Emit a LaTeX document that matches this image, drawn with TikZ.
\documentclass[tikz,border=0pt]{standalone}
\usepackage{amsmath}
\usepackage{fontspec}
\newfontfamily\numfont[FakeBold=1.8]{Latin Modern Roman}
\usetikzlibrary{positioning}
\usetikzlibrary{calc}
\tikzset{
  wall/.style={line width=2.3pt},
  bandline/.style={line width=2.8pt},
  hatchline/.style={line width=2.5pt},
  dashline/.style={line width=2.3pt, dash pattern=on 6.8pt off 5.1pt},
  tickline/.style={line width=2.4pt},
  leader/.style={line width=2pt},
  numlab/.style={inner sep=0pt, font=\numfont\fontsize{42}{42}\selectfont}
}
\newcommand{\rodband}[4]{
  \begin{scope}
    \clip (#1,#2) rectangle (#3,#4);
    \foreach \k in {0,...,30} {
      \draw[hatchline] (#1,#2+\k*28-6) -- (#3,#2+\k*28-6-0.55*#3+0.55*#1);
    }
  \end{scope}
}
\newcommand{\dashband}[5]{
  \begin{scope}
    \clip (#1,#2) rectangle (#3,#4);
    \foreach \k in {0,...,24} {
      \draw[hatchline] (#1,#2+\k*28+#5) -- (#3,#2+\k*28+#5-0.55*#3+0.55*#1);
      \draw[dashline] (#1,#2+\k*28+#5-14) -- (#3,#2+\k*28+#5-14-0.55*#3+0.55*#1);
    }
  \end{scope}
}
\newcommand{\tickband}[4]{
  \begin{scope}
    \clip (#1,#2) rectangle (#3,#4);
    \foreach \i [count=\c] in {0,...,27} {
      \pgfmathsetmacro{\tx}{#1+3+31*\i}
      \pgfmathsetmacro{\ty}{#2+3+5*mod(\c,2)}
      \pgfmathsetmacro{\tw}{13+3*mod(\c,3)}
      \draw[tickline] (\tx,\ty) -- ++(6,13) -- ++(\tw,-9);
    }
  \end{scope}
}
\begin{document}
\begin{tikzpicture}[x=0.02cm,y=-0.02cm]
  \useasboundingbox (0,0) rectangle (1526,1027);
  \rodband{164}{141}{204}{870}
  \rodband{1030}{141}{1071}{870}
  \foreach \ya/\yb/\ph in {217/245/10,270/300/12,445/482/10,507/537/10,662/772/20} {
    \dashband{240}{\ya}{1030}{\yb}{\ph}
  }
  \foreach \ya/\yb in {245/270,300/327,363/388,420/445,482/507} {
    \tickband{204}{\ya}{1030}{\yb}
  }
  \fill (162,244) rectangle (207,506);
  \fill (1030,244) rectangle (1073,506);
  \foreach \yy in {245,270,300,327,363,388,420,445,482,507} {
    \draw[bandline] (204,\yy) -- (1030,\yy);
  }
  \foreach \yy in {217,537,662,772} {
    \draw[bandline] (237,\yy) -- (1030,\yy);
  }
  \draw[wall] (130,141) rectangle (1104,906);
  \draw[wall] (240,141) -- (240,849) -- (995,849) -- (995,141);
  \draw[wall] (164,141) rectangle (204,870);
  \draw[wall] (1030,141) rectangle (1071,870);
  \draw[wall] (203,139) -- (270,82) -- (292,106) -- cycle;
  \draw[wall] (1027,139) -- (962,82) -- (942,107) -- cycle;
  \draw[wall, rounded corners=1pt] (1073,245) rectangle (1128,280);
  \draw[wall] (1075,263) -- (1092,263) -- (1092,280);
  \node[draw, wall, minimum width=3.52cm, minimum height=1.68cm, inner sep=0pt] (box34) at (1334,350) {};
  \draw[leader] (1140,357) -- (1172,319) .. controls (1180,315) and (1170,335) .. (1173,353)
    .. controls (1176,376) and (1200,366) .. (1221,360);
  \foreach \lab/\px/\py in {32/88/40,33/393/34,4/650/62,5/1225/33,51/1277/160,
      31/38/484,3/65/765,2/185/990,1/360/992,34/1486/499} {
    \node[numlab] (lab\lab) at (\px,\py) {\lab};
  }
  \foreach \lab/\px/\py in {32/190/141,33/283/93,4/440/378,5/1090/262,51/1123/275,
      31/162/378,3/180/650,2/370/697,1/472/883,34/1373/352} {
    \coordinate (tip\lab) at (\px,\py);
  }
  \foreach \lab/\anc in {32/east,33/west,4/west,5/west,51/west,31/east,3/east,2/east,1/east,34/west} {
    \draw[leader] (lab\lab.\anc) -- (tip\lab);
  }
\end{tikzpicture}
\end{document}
==
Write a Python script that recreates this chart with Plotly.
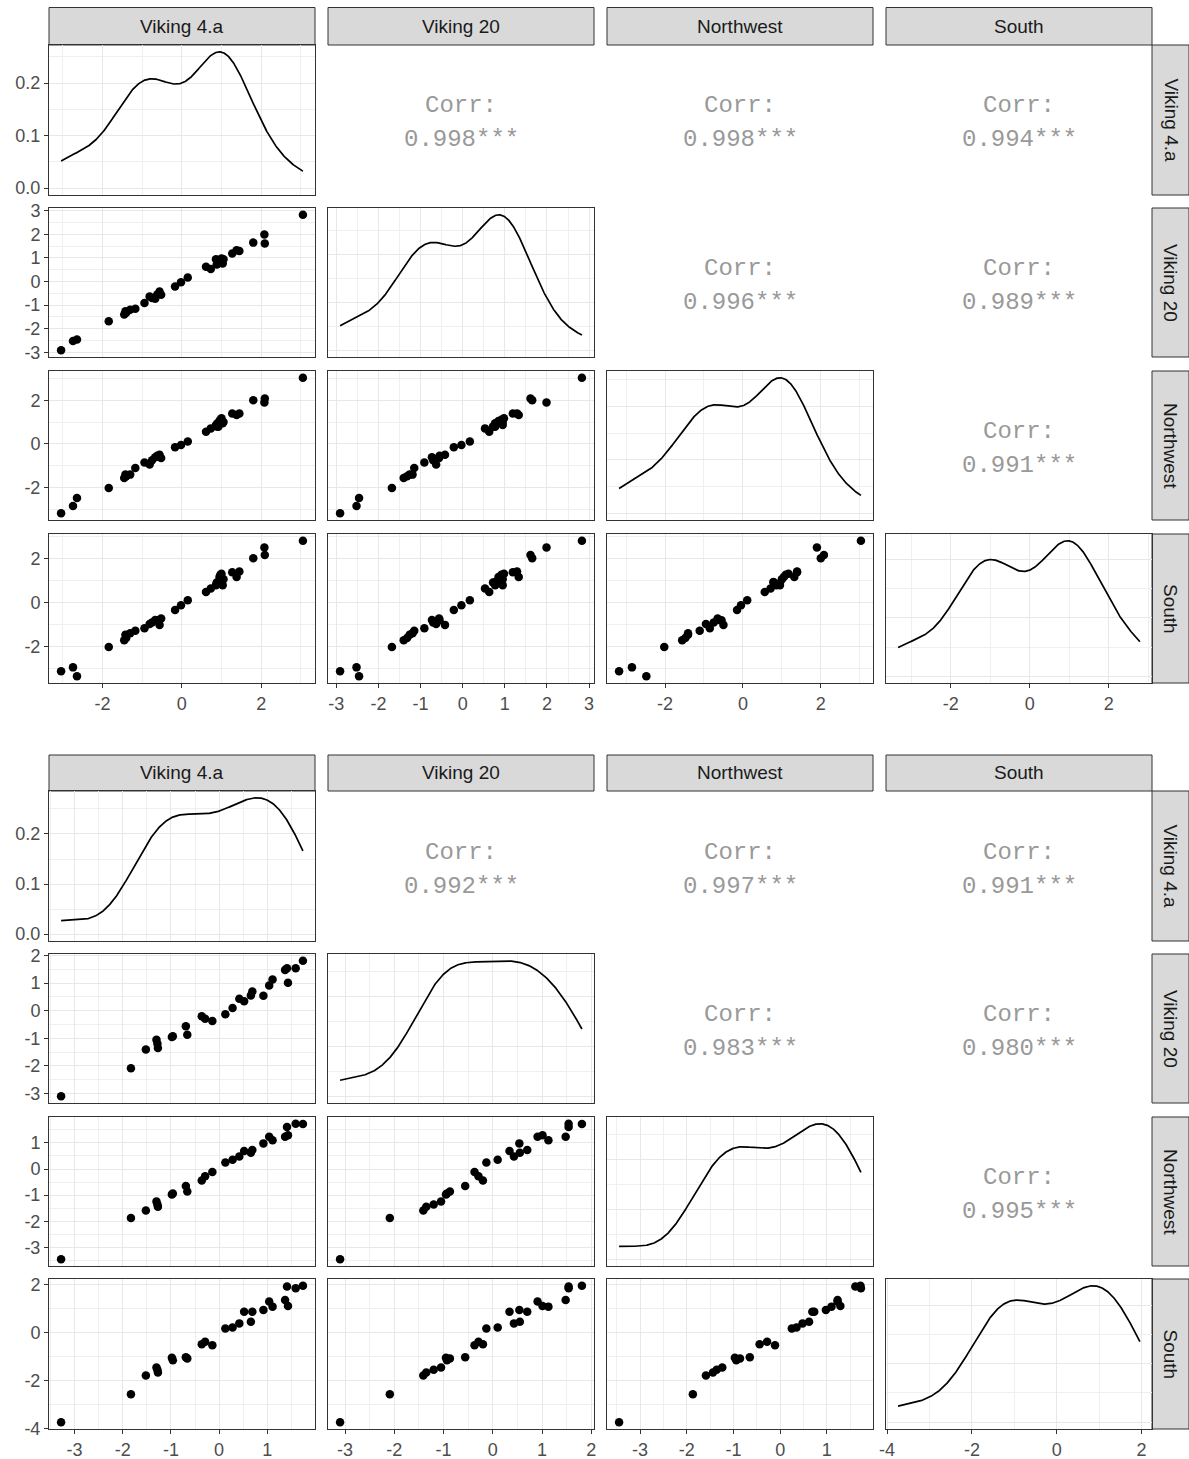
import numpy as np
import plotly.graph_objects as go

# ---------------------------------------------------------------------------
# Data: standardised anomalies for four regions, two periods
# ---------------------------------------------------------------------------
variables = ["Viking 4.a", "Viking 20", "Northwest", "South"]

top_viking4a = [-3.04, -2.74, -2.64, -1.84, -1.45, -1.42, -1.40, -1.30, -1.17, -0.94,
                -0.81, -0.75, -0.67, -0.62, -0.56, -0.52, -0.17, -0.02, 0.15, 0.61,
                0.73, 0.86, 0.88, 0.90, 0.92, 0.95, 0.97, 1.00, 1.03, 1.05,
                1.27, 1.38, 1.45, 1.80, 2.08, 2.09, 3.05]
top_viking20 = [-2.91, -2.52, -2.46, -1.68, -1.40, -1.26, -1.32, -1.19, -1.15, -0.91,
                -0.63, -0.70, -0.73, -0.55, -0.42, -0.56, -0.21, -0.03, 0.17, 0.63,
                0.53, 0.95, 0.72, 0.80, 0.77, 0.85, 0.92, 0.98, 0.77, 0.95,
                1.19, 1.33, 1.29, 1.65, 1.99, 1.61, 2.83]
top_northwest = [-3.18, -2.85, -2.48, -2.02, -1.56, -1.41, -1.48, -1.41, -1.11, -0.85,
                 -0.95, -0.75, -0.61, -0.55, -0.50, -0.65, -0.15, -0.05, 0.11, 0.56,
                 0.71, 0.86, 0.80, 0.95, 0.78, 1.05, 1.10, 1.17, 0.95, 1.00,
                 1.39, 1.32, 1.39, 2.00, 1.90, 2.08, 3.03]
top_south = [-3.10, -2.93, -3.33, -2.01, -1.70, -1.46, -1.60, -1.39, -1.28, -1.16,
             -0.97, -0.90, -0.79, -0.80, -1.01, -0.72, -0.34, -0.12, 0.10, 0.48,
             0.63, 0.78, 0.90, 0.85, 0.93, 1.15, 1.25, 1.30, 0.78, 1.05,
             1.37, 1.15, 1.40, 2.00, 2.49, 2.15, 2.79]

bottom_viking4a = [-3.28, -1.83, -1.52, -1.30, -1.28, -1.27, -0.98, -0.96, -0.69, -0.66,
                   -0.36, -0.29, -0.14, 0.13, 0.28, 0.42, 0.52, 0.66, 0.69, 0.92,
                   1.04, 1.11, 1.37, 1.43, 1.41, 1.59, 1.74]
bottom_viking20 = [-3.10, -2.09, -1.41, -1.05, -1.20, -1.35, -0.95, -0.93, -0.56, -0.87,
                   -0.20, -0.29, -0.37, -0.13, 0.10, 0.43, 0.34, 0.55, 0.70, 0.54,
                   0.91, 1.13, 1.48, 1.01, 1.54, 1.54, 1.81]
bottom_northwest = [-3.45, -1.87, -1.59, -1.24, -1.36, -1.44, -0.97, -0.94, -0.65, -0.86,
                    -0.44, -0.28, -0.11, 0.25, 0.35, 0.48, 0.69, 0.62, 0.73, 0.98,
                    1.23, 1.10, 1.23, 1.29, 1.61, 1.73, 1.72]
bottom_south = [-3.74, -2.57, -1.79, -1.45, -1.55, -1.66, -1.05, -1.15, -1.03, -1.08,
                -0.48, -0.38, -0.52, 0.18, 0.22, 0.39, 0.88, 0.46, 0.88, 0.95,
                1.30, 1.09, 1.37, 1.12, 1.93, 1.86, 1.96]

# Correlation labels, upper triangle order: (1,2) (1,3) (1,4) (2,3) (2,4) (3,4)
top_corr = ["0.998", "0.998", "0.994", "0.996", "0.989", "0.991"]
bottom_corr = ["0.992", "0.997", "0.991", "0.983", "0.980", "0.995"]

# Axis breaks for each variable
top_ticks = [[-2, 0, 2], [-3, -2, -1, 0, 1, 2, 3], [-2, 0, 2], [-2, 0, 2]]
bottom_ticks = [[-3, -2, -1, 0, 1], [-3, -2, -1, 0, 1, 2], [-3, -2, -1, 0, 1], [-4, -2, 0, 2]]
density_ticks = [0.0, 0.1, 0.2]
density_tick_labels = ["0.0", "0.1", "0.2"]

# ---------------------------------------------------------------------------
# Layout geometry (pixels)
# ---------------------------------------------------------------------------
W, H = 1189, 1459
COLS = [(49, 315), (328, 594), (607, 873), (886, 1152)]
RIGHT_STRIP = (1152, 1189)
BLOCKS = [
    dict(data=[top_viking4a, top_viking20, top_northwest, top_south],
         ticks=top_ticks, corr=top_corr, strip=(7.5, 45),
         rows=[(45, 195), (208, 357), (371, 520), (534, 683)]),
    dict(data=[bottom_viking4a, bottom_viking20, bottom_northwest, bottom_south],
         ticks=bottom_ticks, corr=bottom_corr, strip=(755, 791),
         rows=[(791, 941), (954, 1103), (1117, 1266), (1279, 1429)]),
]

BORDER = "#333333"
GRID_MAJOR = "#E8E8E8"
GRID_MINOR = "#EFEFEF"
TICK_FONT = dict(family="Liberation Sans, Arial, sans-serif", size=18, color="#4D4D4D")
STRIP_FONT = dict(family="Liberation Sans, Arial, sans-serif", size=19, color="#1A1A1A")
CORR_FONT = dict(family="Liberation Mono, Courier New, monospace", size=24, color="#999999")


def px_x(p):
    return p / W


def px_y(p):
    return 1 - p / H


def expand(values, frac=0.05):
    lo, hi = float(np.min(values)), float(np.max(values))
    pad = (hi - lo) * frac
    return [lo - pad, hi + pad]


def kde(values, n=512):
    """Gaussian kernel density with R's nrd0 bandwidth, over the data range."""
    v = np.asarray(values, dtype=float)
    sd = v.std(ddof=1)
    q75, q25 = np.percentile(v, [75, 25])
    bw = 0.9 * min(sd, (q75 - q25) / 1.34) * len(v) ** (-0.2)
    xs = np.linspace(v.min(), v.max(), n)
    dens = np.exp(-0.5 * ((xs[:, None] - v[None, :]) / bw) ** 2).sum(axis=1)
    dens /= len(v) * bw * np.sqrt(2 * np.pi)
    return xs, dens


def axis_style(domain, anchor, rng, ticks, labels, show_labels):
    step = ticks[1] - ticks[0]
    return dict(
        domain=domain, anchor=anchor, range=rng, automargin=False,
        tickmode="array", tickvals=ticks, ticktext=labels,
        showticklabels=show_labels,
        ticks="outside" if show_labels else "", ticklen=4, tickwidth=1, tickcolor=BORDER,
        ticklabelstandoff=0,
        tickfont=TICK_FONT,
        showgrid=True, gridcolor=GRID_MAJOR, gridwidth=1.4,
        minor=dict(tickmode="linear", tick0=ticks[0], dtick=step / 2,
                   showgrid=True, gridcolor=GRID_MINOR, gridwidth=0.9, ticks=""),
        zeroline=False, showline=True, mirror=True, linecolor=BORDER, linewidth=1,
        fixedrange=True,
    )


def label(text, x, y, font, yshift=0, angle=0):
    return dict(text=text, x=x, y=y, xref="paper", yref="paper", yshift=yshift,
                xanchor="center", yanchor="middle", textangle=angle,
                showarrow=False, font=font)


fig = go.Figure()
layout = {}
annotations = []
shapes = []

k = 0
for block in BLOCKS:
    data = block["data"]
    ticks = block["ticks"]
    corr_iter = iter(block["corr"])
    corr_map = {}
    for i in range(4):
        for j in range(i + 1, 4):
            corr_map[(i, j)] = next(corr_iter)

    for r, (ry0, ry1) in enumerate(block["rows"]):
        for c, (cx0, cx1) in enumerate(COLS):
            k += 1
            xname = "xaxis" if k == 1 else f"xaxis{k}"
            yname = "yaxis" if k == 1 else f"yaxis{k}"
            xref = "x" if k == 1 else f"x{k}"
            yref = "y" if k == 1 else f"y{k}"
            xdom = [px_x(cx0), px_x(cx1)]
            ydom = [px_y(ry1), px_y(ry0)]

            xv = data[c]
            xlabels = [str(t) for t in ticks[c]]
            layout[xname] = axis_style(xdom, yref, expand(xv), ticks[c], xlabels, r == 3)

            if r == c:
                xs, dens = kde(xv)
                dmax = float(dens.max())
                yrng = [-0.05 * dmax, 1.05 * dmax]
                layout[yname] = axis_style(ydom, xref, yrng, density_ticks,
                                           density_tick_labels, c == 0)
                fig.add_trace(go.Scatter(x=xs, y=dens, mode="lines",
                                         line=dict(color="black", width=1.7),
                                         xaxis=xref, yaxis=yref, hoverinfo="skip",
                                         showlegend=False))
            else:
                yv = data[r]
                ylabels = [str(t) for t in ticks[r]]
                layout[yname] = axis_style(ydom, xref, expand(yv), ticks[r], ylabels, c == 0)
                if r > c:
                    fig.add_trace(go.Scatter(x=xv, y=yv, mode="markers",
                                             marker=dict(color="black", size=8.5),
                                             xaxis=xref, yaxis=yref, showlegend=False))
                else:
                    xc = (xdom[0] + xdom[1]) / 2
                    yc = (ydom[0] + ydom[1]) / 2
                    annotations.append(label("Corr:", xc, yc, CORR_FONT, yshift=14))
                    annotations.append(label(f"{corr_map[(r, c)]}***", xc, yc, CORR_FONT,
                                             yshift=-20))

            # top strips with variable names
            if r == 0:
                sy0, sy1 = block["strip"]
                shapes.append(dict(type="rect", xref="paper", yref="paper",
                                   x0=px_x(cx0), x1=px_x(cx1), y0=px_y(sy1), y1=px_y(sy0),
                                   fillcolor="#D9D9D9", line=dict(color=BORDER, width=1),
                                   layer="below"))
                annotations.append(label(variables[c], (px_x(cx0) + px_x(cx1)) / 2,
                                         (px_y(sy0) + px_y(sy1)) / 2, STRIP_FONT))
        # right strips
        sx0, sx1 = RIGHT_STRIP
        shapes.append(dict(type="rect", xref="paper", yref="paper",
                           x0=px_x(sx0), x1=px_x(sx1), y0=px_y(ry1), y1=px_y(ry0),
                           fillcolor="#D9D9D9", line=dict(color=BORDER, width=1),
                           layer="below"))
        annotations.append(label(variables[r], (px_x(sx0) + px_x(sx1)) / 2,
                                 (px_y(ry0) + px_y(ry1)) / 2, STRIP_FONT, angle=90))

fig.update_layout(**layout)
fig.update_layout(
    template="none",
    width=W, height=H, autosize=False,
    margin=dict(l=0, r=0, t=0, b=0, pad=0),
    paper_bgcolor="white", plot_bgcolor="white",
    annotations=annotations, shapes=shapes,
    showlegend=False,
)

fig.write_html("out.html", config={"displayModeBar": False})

> What is required
Copy word for word every line from the one with "Write a Python" through the one with "import plotly.graph_objects as go", including both. No pictures belong in the copy.

> Final result
Write a Python script that recreates this chart with Plotly.
import numpy as np
import plotly.graph_objects as go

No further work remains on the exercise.